* START *

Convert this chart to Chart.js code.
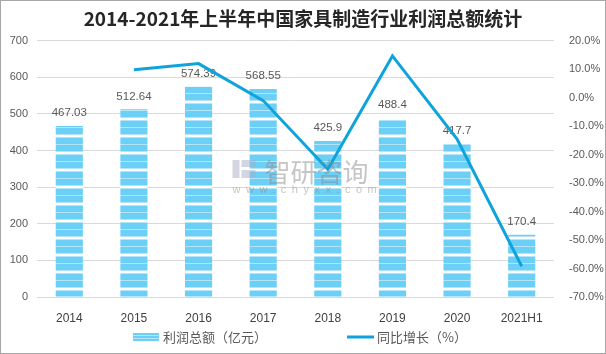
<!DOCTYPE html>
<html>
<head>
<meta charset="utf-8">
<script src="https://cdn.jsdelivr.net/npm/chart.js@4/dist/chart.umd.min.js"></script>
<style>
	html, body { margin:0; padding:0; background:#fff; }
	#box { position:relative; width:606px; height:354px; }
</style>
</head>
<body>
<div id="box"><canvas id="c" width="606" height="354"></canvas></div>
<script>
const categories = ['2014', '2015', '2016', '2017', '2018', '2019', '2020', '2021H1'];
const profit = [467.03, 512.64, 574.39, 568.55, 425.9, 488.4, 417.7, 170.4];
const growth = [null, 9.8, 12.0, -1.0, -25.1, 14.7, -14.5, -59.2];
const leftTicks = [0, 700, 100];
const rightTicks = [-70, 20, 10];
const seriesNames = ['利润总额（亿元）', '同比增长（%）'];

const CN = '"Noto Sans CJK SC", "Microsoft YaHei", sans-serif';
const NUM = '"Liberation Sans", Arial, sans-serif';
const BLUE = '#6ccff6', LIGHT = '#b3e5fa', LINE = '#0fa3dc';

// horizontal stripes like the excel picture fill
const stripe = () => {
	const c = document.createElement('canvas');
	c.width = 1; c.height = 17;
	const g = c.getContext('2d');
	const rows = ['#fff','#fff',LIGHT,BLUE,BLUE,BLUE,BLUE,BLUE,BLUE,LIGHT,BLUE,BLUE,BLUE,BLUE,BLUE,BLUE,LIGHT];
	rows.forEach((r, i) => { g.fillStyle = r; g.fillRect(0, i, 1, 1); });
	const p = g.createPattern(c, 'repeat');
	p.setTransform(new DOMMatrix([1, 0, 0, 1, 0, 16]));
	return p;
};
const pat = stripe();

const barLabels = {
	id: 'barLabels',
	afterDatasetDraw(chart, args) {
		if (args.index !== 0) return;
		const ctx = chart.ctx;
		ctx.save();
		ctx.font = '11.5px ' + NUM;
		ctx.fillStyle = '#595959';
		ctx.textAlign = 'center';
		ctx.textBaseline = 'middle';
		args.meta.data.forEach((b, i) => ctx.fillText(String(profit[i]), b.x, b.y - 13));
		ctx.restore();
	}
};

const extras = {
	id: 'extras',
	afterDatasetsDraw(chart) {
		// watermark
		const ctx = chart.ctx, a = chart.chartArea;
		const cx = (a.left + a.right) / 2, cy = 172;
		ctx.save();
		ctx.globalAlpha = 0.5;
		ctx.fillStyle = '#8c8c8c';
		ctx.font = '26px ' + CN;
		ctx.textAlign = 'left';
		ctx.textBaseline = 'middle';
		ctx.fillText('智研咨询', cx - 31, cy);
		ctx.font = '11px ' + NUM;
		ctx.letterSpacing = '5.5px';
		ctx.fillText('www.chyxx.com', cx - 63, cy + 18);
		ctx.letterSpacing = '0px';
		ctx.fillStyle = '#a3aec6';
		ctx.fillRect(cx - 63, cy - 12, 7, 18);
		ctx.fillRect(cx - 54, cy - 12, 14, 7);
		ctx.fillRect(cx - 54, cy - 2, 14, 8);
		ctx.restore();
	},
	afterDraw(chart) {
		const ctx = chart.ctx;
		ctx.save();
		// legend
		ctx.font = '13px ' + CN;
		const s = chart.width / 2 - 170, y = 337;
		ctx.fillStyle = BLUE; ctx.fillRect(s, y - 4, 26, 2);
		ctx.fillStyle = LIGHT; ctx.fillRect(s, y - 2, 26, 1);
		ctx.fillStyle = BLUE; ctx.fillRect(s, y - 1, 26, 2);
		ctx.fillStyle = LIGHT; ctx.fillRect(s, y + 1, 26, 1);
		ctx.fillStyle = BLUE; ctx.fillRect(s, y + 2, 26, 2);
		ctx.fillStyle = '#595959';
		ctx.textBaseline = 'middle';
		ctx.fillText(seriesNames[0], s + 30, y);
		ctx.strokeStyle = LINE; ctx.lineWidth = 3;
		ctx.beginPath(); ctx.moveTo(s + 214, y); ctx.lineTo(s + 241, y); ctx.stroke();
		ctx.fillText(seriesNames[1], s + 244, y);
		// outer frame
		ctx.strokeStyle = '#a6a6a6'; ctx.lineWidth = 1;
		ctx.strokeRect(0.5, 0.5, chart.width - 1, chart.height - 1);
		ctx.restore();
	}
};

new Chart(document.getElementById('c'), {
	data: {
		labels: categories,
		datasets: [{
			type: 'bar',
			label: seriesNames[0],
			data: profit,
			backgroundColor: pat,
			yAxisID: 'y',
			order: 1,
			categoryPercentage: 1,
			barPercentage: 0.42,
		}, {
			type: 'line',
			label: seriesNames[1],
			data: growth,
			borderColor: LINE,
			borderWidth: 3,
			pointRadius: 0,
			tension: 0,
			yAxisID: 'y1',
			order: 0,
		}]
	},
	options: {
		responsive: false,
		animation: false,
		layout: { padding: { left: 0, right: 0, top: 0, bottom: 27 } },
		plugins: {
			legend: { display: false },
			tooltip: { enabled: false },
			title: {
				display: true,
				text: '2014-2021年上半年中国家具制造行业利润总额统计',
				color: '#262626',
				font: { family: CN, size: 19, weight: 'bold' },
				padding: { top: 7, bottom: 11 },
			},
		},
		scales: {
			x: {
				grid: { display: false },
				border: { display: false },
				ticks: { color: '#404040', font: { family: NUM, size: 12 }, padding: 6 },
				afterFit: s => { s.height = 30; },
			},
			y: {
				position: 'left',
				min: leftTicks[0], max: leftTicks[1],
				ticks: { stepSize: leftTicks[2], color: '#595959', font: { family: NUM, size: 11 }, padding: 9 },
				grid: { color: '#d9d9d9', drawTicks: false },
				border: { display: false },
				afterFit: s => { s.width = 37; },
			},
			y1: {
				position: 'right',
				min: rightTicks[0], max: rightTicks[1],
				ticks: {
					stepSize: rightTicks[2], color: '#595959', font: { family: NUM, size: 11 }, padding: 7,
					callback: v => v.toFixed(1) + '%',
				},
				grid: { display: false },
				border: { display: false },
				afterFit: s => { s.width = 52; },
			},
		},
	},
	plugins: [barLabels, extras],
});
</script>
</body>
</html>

* END *

PROBLEM STATEMENT: Please quote the lines of the material, beginning with the first and ending with the one that contains "const seriesNames = ['利润总额（亿元）', '同比增长（%）'];", exactly as written and without any pictures.

EXERCISE ANSWER:
Convert this chart to Chart.js code.
<!DOCTYPE html>
<html>
<head>
<meta charset="utf-8">
<script src="https://cdn.jsdelivr.net/npm/chart.js@4/dist/chart.umd.min.js"></script>
<style>
	html, body { margin:0; padding:0; background:#fff; }
	#box { position:relative; width:606px; height:354px; }
</style>
</head>
<body>
<div id="box"><canvas id="c" width="606" height="354"></canvas></div>
<script>
const categories = ['2014', '2015', '2016', '2017', '2018', '2019', '2020', '2021H1'];
const profit = [467.03, 512.64, 574.39, 568.55, 425.9, 488.4, 417.7, 170.4];
const growth = [null, 9.8, 12.0, -1.0, -25.1, 14.7, -14.5, -59.2];
const leftTicks = [0, 700, 100];
const rightTicks = [-70, 20, 10];
const seriesNames = ['利润总额（亿元）', '同比增长（%）'];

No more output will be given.